George W. Bush's Only 2021 Campaign Donations Were to Anti-Trump Republicans

Former President George W. Bush's only political campaign donations in 2021 were made to two Republicans that had backed the impeachment of former President Donald Trump, according to campaign finance reports made public Monday.

Toward the end of 2021, Bush donated to the re-election campaigns of Representative Liz Cheney (R-Wyo.) and Senator Lisa Murkowski (R-Alaska). Cheney was one of only 10 Republican representatives, and Murkowksi one of just seven senators, to vote "yes" on Trump's second impeachment.

Following the attack at the U.S. Capitol on January 6, Murkowski urged former President Trump to resign. "I want him out. He has caused enough damage," she told reporters, becoming the first GOP senator to call for Trump's resignation.

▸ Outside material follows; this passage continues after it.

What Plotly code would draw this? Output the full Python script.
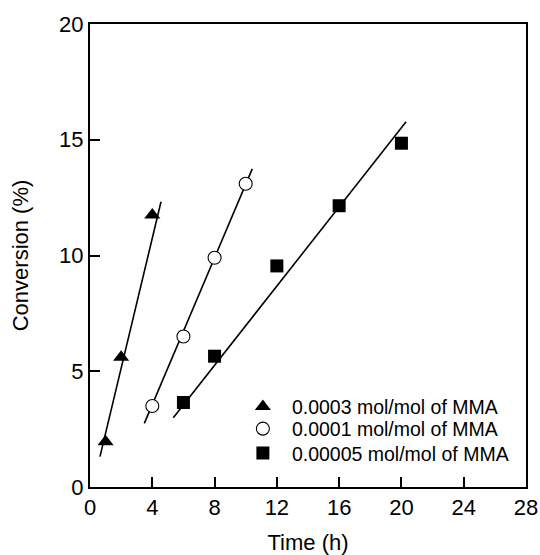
import plotly.graph_objects as go

# Measured conversion data (time in h, conversion in %)
t_0003 = [1, 2, 4]
c_0003 = [1.95, 5.6, 11.75]

t_0001 = [4, 6, 8, 10]
c_0001 = [3.5, 6.5, 9.9, 13.1]

t_00005 = [6, 8, 12, 16, 20]
c_00005 = [3.65, 5.65, 9.55, 12.15, 14.85]

# Linear fit segments (end points)
fit_0003_t = [0.64, 4.56]
fit_0003_c = [1.31, 12.32]
fit_0001_t = [3.49, 10.42]
fit_0001_c = [2.75, 13.74]
fit_00005_t = [5.35, 20.3]
fit_00005_c = [2.99, 15.78]

labels = ["0.0003 mol/mol of MMA", "0.0001 mol/mol of MMA", "0.00005 mol/mol of MMA"]

x_ticks = [0, 4, 8, 12, 16, 20, 24, 28]
y_ticks = [0, 5, 10, 15, 20]

FONT = "Arial, Liberation Sans, sans-serif"
LEG_FONT = dict(family=FONT, size=19.5, color="black")

fig = go.Figure()

for fx, fy in [(fit_0003_t, fit_0003_c), (fit_0001_t, fit_0001_c), (fit_00005_t, fit_00005_c)]:
    fig.add_trace(go.Scatter(x=fx, y=fy, mode="lines", showlegend=False,
                             line=dict(color="black", width=1.6), hoverinfo="skip"))

fig.add_trace(go.Scatter(x=t_0003, y=c_0003, mode="markers", name=labels[0], legend="legend",
                         marker=dict(symbol="triangle-up", size=14, color="black",
                                     line=dict(width=0))))
fig.add_trace(go.Scatter(x=t_0001, y=c_0001, mode="markers", name=labels[1], legend="legend2",
                         marker=dict(symbol="circle", size=13, color="white",
                                     line=dict(color="black", width=1.1))))
fig.add_trace(go.Scatter(x=t_00005, y=c_00005, mode="markers", name=labels[2], legend="legend3",
                         marker=dict(symbol="square", size=13, color="black",
                                     line=dict(width=0))))

axis_common = dict(
    showgrid=False, zeroline=False, showline=True, linecolor="black", linewidth=2,
    mirror=True, ticks="inside", ticklen=10, tickwidth=1.5, tickcolor="black",
    tickfont=dict(family=FONT, size=22, color="black"), automargin=False,
)

fig.update_xaxes(range=[0, 28], tickvals=x_ticks, ticktext=[str(v) for v in x_ticks],
                 title=dict(text="Time (h)", font=dict(family=FONT, size=22, color="black"),
                            standoff=16),
                 **axis_common)
fig.update_yaxes(range=[0, 20], tickvals=y_ticks, ticktext=[str(v) for v in y_ticks],
                 title=dict(text="Conversion (%)", font=dict(family=FONT, size=22, color="black"),
                            standoff=24),
                 **axis_common)

leg_common = dict(x=0.330, xanchor="left", yanchor="middle", bgcolor="rgba(0,0,0,0)",
                  borderwidth=0, font=LEG_FONT, itemwidth=48)

fig.update_layout(
    width=540, height=555,
    margin=dict(l=90, r=14, t=24, b=68),
    plot_bgcolor="white", paper_bgcolor="white",
    font=dict(family=FONT, color="black"),
    legend=dict(y=0.1734, **leg_common),
    legend2=dict(y=0.1253, **leg_common),
    legend3=dict(y=0.0728, **leg_common),
)

fig.write_html("out.html")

Cheney, meanwhile, continues to be another ardent critic of Trump. She is currently one of two Republicans who sit on the House Select Committee that is investigating the events of January 6.

Former President Bush gave a financial contribution of $5,800 to Cheney's campaign this past October, according to data from the Federal Election Commission (FEC). This marked the second time, according to the FEC, that the former president had donated to Cheney's campaign.

The Wyoming congresswoman is the daughter of Dick Cheney, who served as Bush's vice president during his eight years in office.

Meanwhile, Bush also donated $2,900 to Murkowski's primary re-election effort last October, the FEC showed. This was Bush's first donation to the Alaska senator's campaign.

George W. Bush
Former President George W. Bush made financial contributions to Representative Liz Cheney and Senator Lisa Murkowski, two Republican politicians who have been outspoken against former President Donald Trump, according to the FEC. Here, Bush can be seen giving a eulogy during the funeral for the late civil rights leader John Lewis. Alyssa Pointer/Getty

These contributions appear to be former President Bush's only financial donations to political campaigns in 2021—at least among FEC filings that have already been released.

2021 was not the first time Bush got his checkbook out for a Republican ally. FEC data shows he has made a number of donations to GOP campaigns in the last five years, including many running for office in his home state of Texas.

However, the fact that Bush donated to two of the most vocal anti-Trump Republicans may shed more light on how he feels about the 45th president's time in office.

Bush has stated on multiple occasions that he does not believe it serves the country well for a former president to criticize their successor. However, while he has rarely used Trump's name, he has used his platform at times to express his displeasure with that administration.

While giving a speech in Shanksville, Pennsylvania, this past September to mark the 20th anniversary of the 9/11 terrorist attacks, Bush stated that he was "proud to lead an amazing, resilient, united people. When it comes to the unity of America, those days seem distant from our own."

"A malign force seems at work in our common life that turns every disagreement into an argument, and every argument into a clash of cultures," Bush continued.

While Bush did not mention Trump by name, CNN editor-at-large Chris Cillizza stated that "if you have been alive and living on planet Earth for the last five or so years, you know exactly who Bush is talking about with those words."

Last April, during a rare television interview, Bush described the GOP as becoming "isolationist, protectionist and, to a certain extent, nativist."

When asked about the events of January 6, Bush stated that he was "not going to cast blame," but added that "it was a terrible moment in our history. And it's going to be a part of our history."

Newsweek has reached out to Bush's office for comment.